## WHAT YOU ARE ASKED TO DO
Nothing but the lines from the line with "Write a Python" to the line with "Sans Condensed, DejaVu", both included, is to be repeated, and those exactly. Leave out the pictures.

________________________

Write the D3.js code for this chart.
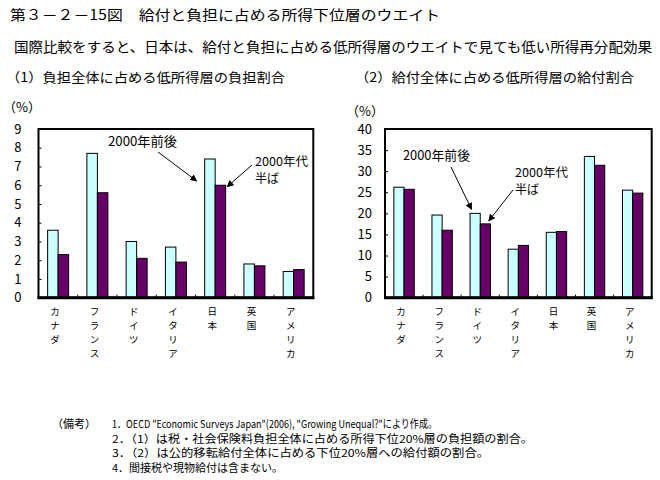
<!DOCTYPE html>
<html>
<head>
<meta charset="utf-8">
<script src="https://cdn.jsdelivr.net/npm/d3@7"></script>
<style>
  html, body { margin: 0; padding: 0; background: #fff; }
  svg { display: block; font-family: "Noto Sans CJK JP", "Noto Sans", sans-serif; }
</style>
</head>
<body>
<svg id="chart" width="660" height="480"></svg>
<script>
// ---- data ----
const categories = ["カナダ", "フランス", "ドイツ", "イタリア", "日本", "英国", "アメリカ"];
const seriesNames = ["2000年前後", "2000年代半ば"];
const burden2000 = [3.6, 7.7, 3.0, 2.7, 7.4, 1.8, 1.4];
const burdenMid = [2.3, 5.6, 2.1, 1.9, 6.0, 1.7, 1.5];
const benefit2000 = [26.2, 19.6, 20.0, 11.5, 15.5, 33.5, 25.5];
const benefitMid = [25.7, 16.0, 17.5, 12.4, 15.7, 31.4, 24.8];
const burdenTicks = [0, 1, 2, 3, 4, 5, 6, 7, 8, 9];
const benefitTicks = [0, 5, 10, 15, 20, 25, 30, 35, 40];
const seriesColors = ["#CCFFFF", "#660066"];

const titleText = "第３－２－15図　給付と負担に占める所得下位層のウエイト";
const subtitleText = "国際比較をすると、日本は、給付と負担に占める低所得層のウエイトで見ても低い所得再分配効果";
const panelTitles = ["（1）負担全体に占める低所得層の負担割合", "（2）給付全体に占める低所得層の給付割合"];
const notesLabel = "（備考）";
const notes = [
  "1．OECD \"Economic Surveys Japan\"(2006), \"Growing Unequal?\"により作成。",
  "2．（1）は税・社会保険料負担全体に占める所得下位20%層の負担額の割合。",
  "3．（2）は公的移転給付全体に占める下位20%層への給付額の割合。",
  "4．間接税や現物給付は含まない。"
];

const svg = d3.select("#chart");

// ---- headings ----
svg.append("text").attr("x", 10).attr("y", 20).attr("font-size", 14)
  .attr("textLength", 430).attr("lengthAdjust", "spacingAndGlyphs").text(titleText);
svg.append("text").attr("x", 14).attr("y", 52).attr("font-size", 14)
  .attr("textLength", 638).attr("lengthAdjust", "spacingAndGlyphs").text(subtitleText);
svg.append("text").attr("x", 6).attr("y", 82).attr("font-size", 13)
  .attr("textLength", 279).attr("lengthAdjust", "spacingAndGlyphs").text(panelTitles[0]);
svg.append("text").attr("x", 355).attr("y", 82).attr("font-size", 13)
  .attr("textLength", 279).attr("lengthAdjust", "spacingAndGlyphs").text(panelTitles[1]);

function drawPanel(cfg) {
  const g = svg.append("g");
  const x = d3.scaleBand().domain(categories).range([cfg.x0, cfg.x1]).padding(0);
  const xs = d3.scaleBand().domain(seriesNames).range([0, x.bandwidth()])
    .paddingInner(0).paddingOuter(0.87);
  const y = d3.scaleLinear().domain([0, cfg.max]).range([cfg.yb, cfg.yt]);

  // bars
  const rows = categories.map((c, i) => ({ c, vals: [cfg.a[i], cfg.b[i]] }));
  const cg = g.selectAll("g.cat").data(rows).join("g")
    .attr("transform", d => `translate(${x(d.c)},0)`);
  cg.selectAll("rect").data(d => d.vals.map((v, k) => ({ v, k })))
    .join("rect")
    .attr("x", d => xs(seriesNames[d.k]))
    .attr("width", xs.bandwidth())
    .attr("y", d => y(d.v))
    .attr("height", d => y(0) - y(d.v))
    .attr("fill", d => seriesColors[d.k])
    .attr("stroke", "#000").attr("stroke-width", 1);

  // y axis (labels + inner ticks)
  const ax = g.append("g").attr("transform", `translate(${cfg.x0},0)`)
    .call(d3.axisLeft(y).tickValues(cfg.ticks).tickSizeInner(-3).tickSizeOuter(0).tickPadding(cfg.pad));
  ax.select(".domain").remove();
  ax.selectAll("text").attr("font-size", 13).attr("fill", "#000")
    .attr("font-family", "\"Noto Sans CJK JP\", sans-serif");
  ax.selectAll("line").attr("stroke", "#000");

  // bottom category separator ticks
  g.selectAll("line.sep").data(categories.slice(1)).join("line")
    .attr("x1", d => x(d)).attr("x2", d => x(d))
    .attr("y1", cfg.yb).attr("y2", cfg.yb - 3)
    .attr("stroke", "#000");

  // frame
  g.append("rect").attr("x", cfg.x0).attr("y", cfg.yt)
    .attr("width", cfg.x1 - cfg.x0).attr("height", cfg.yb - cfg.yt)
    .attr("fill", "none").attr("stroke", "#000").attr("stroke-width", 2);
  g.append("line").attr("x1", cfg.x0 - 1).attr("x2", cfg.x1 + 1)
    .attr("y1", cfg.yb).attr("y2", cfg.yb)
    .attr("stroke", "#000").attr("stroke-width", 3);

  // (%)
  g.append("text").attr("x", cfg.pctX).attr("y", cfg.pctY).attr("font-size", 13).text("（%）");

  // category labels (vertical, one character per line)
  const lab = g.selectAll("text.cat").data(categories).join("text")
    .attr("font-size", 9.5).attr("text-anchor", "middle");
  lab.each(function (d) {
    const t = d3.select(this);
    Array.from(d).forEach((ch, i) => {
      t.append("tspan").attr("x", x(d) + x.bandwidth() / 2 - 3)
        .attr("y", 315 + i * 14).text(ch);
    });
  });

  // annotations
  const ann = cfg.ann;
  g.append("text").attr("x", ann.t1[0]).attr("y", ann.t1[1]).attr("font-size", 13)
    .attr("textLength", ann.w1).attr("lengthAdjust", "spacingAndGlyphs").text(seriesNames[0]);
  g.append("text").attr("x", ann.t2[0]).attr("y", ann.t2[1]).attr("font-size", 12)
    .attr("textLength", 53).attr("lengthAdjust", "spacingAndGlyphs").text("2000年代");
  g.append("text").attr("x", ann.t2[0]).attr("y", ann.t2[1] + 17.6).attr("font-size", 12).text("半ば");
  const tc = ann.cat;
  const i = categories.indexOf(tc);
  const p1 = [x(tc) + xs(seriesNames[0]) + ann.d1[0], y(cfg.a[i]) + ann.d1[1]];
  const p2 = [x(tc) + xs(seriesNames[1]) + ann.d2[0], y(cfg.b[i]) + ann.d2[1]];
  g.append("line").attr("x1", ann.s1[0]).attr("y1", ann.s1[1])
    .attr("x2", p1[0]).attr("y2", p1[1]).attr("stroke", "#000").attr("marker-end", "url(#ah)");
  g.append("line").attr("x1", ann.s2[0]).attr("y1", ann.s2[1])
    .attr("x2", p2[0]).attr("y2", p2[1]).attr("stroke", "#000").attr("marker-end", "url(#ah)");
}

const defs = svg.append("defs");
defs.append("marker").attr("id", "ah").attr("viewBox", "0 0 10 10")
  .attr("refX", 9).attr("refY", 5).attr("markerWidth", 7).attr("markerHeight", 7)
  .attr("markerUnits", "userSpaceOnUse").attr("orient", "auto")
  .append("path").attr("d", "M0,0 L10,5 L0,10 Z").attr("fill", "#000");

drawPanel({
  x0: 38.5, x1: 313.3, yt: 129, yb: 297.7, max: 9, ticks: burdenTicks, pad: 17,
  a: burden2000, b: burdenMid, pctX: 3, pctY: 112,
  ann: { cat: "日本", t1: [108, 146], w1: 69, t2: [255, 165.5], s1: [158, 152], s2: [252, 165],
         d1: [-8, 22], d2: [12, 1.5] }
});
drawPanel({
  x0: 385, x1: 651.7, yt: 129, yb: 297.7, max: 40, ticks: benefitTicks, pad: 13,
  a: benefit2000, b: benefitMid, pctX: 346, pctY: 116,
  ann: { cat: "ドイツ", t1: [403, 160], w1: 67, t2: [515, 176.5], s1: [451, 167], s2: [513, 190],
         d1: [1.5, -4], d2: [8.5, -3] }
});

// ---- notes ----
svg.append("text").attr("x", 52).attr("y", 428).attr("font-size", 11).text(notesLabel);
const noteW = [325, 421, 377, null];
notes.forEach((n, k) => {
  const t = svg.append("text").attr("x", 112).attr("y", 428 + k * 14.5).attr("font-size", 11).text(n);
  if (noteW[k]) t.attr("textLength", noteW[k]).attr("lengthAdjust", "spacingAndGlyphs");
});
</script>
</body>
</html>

________________________

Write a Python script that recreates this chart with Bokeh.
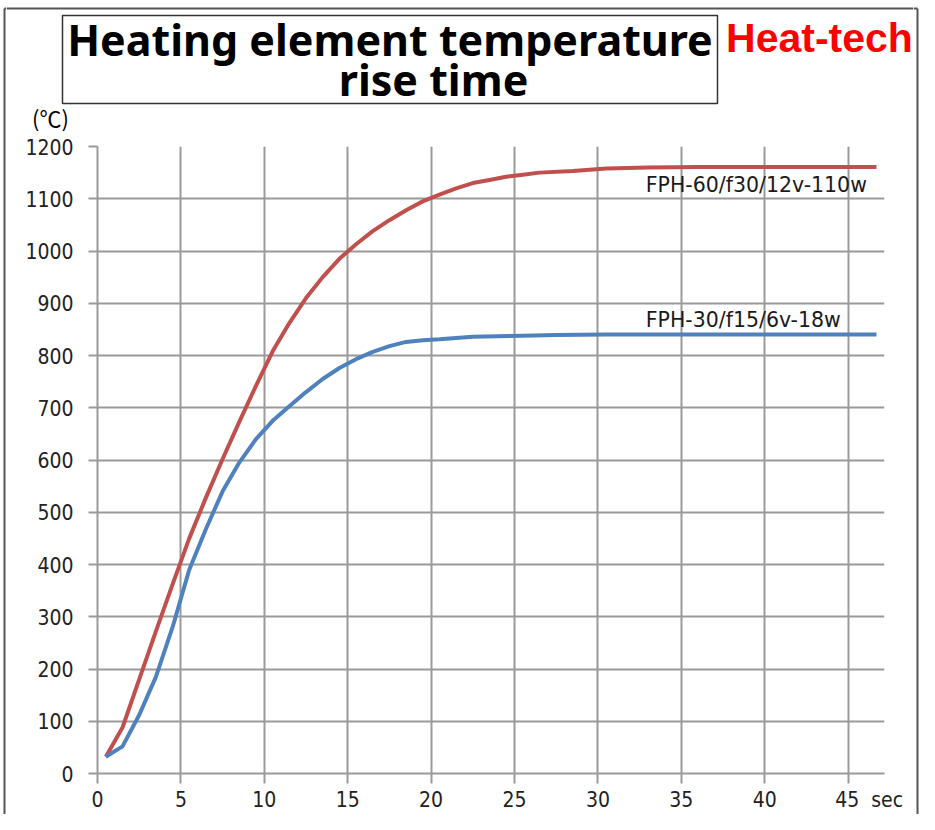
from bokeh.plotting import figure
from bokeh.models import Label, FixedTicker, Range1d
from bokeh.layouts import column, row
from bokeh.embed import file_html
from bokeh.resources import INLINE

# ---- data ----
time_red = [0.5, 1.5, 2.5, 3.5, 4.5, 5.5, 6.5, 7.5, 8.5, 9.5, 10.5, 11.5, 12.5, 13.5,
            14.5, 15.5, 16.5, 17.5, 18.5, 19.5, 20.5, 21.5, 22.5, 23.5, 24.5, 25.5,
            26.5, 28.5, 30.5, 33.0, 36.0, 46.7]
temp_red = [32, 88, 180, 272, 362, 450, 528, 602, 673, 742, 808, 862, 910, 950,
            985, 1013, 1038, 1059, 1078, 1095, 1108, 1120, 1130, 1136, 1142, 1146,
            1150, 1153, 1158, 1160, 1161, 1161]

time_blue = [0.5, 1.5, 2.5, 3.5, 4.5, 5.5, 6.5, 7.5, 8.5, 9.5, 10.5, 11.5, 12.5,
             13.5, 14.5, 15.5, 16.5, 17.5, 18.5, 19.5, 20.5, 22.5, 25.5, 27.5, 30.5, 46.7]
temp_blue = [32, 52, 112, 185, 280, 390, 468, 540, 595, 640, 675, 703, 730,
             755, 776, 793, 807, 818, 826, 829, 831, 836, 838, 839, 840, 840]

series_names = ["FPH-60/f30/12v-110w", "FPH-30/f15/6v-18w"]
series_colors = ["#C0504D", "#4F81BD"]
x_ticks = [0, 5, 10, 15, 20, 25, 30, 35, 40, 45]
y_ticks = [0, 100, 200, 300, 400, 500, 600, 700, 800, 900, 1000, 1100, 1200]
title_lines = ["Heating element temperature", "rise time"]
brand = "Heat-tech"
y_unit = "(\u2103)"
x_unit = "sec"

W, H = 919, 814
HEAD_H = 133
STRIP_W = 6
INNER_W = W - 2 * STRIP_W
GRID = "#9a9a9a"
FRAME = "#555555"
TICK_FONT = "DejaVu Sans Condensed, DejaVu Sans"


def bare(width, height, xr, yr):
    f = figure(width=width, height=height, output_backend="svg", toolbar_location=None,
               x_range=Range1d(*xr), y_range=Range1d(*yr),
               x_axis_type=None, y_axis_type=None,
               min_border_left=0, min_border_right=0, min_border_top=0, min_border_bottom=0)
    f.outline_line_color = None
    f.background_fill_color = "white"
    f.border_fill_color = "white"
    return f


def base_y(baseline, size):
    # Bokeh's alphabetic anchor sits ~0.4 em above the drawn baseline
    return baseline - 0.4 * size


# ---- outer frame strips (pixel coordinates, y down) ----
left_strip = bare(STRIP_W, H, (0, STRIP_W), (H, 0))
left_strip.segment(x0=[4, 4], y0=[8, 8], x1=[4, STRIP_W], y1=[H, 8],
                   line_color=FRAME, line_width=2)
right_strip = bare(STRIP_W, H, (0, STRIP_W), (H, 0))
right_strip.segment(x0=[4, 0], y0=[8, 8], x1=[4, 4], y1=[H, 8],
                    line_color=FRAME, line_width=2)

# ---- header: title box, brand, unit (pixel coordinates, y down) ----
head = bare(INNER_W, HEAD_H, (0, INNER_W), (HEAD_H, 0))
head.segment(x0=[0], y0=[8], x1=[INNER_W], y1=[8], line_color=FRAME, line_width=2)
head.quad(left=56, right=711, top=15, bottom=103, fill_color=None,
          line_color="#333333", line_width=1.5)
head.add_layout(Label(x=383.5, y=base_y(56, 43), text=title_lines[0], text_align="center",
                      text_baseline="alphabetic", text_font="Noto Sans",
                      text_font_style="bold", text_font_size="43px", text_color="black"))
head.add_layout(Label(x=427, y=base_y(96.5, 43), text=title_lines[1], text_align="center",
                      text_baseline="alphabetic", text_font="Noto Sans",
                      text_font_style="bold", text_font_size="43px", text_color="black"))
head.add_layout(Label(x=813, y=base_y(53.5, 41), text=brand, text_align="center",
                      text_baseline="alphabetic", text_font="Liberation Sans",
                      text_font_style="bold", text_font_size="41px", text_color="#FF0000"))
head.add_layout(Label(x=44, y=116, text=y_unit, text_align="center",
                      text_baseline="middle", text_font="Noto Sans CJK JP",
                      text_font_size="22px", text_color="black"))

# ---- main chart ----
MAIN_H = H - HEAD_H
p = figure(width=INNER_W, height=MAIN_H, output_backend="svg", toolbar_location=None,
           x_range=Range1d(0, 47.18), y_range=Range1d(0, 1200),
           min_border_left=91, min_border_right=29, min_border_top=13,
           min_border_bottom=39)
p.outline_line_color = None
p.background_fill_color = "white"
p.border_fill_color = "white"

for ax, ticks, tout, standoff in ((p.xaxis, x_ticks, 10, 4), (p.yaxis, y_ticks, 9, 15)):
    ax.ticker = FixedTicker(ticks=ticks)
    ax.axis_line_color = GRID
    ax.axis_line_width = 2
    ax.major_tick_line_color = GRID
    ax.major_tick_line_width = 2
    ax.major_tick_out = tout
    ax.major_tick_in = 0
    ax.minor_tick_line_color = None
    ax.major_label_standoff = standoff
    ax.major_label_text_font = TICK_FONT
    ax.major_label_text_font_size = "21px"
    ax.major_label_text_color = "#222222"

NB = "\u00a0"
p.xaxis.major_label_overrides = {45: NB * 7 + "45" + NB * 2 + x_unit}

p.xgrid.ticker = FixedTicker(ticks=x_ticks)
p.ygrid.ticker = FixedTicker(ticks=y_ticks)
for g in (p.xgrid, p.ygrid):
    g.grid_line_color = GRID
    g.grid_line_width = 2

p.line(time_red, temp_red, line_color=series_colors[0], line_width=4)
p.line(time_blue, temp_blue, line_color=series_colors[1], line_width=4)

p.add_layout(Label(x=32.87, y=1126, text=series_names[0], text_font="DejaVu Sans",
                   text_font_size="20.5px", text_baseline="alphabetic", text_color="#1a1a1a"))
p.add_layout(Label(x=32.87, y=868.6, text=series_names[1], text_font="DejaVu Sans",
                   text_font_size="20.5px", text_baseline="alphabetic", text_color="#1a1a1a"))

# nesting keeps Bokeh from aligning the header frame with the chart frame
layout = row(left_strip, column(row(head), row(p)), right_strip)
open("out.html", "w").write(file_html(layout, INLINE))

________________________

## RESPONSE BELOW
Write a Python script that recreates this chart with Bokeh.
from bokeh.plotting import figure
from bokeh.models import Label, FixedTicker, Range1d
from bokeh.layouts import column, row
from bokeh.embed import file_html
from bokeh.resources import INLINE

# ---- data ----
time_red = [0.5, 1.5, 2.5, 3.5, 4.5, 5.5, 6.5, 7.5, 8.5, 9.5, 10.5, 11.5, 12.5, 13.5,
            14.5, 15.5, 16.5, 17.5, 18.5, 19.5, 20.5, 21.5, 22.5, 23.5, 24.5, 25.5,
            26.5, 28.5, 30.5, 33.0, 36.0, 46.7]
temp_red = [32, 88, 180, 272, 362, 450, 528, 602, 673, 742, 808, 862, 910, 950,
            985, 1013, 1038, 1059, 1078, 1095, 1108, 1120, 1130, 1136, 1142, 1146,
            1150, 1153, 1158, 1160, 1161, 1161]

time_blue = [0.5, 1.5, 2.5, 3.5, 4.5, 5.5, 6.5, 7.5, 8.5, 9.5, 10.5, 11.5, 12.5,
             13.5, 14.5, 15.5, 16.5, 17.5, 18.5, 19.5, 20.5, 22.5, 25.5, 27.5, 30.5, 46.7]
temp_blue = [32, 52, 112, 185, 280, 390, 468, 540, 595, 640, 675, 703, 730,
             755, 776, 793, 807, 818, 826, 829, 831, 836, 838, 839, 840, 840]

series_names = ["FPH-60/f30/12v-110w", "FPH-30/f15/6v-18w"]
series_colors = ["#C0504D", "#4F81BD"]
x_ticks = [0, 5, 10, 15, 20, 25, 30, 35, 40, 45]
y_ticks = [0, 100, 200, 300, 400, 500, 600, 700, 800, 900, 1000, 1100, 1200]
title_lines = ["Heating element temperature", "rise time"]
brand = "Heat-tech"
y_unit = "(\u2103)"
x_unit = "sec"

W, H = 919, 814
HEAD_H = 133
STRIP_W = 6
INNER_W = W - 2 * STRIP_W
GRID = "#9a9a9a"
FRAME = "#555555"
TICK_FONT = "DejaVu Sans Condensed, DejaVu Sans"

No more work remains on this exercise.